STATED GOAL
Repeat the data that follows, word for word, without the images.

━━━━━━

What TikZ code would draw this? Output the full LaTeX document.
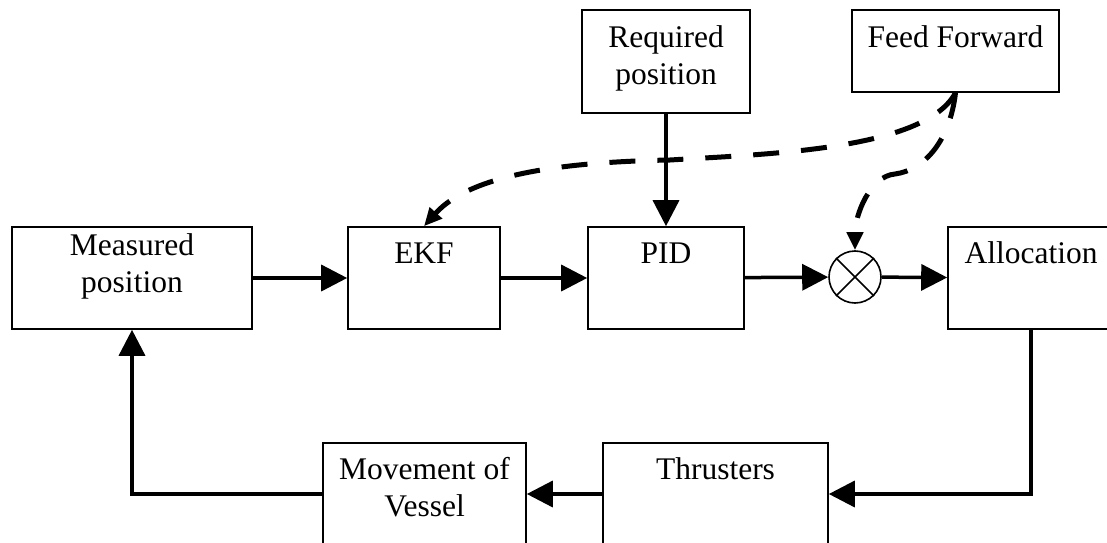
\documentclass[tikz,border=0pt]{standalone}
\usepackage{fontspec}
\setmainfont{Liberation Serif}
\usetikzlibrary{calc,arrows.meta}
\tikzset{
  block/.style={draw, line width=0.8pt, minimum height=51pt, inner sep=0pt},
  txt/.style={font=\fontsize{15.75}{18.5}\selectfont, align=center, anchor=base, inner sep=0pt},
  flow/.style={line width=1.75pt, -{Triangle[length=13pt,width=13pt]}},
  ffwd/.style={line width=2.5pt, dash pattern=on 13pt off 11pt, -{Triangle[length=9pt,width=8pt]}},
}

\begin{document}
\begin{tikzpicture}[x=0.5pt, y=0.5pt]
    \useasboundingbox (0,0) rectangle (1107,542);
    \clip (0,0) rectangle (1107,542);

    % blocks
    \node [block, minimum width=120pt] (meas) at (132,264) {};
    \node [block, minimum width=76pt] (ekf) at (424,264) {};
    \node [block, minimum width=78pt] (pid) at (666,264) {};
    \node [draw, circle, line width=0.8pt, minimum size=26pt, inner sep=0pt] (sum) at (855,265) {};
    \node [block, minimum width=83pt] (alloc) at (1031,264) {};
    \node [block, minimum width=84pt, minimum height=51.5pt] (req) at (666,480.5) {};
    \node [block, minimum width=103.5pt, minimum height=41pt] (ff) at (955.5,491) {};
    \node [block, minimum width=101.5pt] (mov) at (424.5,48) {};
    \node [block, minimum width=112.5pt] (thr) at (715.5,48) {};
    \draw [line width=0.8pt] (sum.45) -- (sum.225) (sum.135) -- (sum.315);

    % add labels (base of a two-line label is its last line)
    \node [txt] (meas-t) at ($(meas.north)+(0,-66)$) {Measured\\position};
    \node [txt] (ekf-t) at ($(ekf.north)+(0,-37)$) {EKF};
    \node [txt] (pid-t) at ($(pid.north)+(0,-37)$) {PID};
    \node [txt] (alloc-t) at ($(alloc.north)+(0,-37)$) {Allocation};
    \node [txt] (req-t) at ($(req.north)+(0,-75)$) {Required\\position};
    \node [txt] (ff-t) at ($(ff.north)+(0,-38)$) {Feed Forward};
    \node [txt] (mov-t) at ($(mov.north)+(0,-74)$) {Movement of\\Vessel};
    \node [txt] (thr-t) at ($(thr.north)+(0,-37)$) {Thrusters};

    % loop
    \draw [flow] (meas) -- (ekf);
    \draw [flow] (ekf) -- (pid);
    \draw [flow] (pid) -- (sum);
    \draw [flow] (sum) -- (alloc);
    \draw [flow] (req) -- (pid);
    \draw [flow] (alloc.south) |- (thr.east);
    \draw [flow] (thr) -- (mov);
    \draw [flow] (mov.west) -| (meas.south);

    % feed forward
    \draw [ffwd] (ff.south) .. controls (925,392) and (767,388) .. (670,382)
        .. controls (560,380) and (470,367) .. (ekf.north);
    \draw [ffwd] (ff.south) .. controls (950,402) and (925,372) .. (895,368)
        .. controls (870,366) and (855,327) .. (sum.north);
\end{tikzpicture}
\end{document}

━━━━━━

FULL RESPONSE
What TikZ code would draw this? Output the full LaTeX document.
\documentclass[tikz,border=0pt]{standalone}
\usepackage{fontspec}
\setmainfont{Liberation Serif}
\usetikzlibrary{calc,arrows.meta}
\tikzset{
  block/.style={draw, line width=0.8pt, minimum height=51pt, inner sep=0pt},
  txt/.style={font=\fontsize{15.75}{18.5}\selectfont, align=center, anchor=base, inner sep=0pt},
  flow/.style={line width=1.75pt, -{Triangle[length=13pt,width=13pt]}},
  ffwd/.style={line width=2.5pt, dash pattern=on 13pt off 11pt, -{Triangle[length=9pt,width=8pt]}},
}

\begin{document}
\begin{tikzpicture}[x=0.5pt, y=0.5pt]
    \useasboundingbox (0,0) rectangle (1107,542);
    \clip (0,0) rectangle (1107,542);

    % blocks
    \node [block, minimum width=120pt] (meas) at (132,264) {};
    \node [block, minimum width=76pt] (ekf) at (424,264) {};
    \node [block, minimum width=78pt] (pid) at (666,264) {};
    \node [draw, circle, line width=0.8pt, minimum size=26pt, inner sep=0pt] (sum) at (855,265) {};
    \node [block, minimum width=83pt] (alloc) at (1031,264) {};
    \node [block, minimum width=84pt, minimum height=51.5pt] (req) at (666,480.5) {};
    \node [block, minimum width=103.5pt, minimum height=41pt] (ff) at (955.5,491) {};
    \node [block, minimum width=101.5pt] (mov) at (424.5,48) {};
    \node [block, minimum width=112.5pt] (thr) at (715.5,48) {};
    \draw [line width=0.8pt] (sum.45) -- (sum.225) (sum.135) -- (sum.315);

    % add labels (base of a two-line label is its last line)
    \node [txt] (meas-t) at ($(meas.north)+(0,-66)$) {Measured\\position};
    \node [txt] (ekf-t) at ($(ekf.north)+(0,-37)$) {EKF};
    \node [txt] (pid-t) at ($(pid.north)+(0,-37)$) {PID};
    \node [txt] (alloc-t) at ($(alloc.north)+(0,-37)$) {Allocation};
    \node [txt] (req-t) at ($(req.north)+(0,-75)$) {Required\\position};
    \node [txt] (ff-t) at ($(ff.north)+(0,-38)$) {Feed Forward};
    \node [txt] (mov-t) at ($(mov.north)+(0,-74)$) {Movement of\\Vessel};
    \node [txt] (thr-t) at ($(thr.north)+(0,-37)$) {Thrusters};

    % loop
    \draw [flow] (meas) -- (ekf);
    \draw [flow] (ekf) -- (pid);
    \draw [flow] (pid) -- (sum);
    \draw [flow] (sum) -- (alloc);
    \draw [flow] (req) -- (pid);
    \draw [flow] (alloc.south) |- (thr.east);
    \draw [flow] (thr) -- (mov);
    \draw [flow] (mov.west) -| (meas.south);

    % feed forward
    \draw [ffwd] (ff.south) .. controls (925,392) and (767,388) .. (670,382)
        .. controls (560,380) and (470,367) .. (ekf.north);
    \draw [ffwd] (ff.south) .. controls (950,402) and (925,372) .. (895,368)
        .. controls (870,366) and (855,327) .. (sum.north);
\end{tikzpicture}
\end{document}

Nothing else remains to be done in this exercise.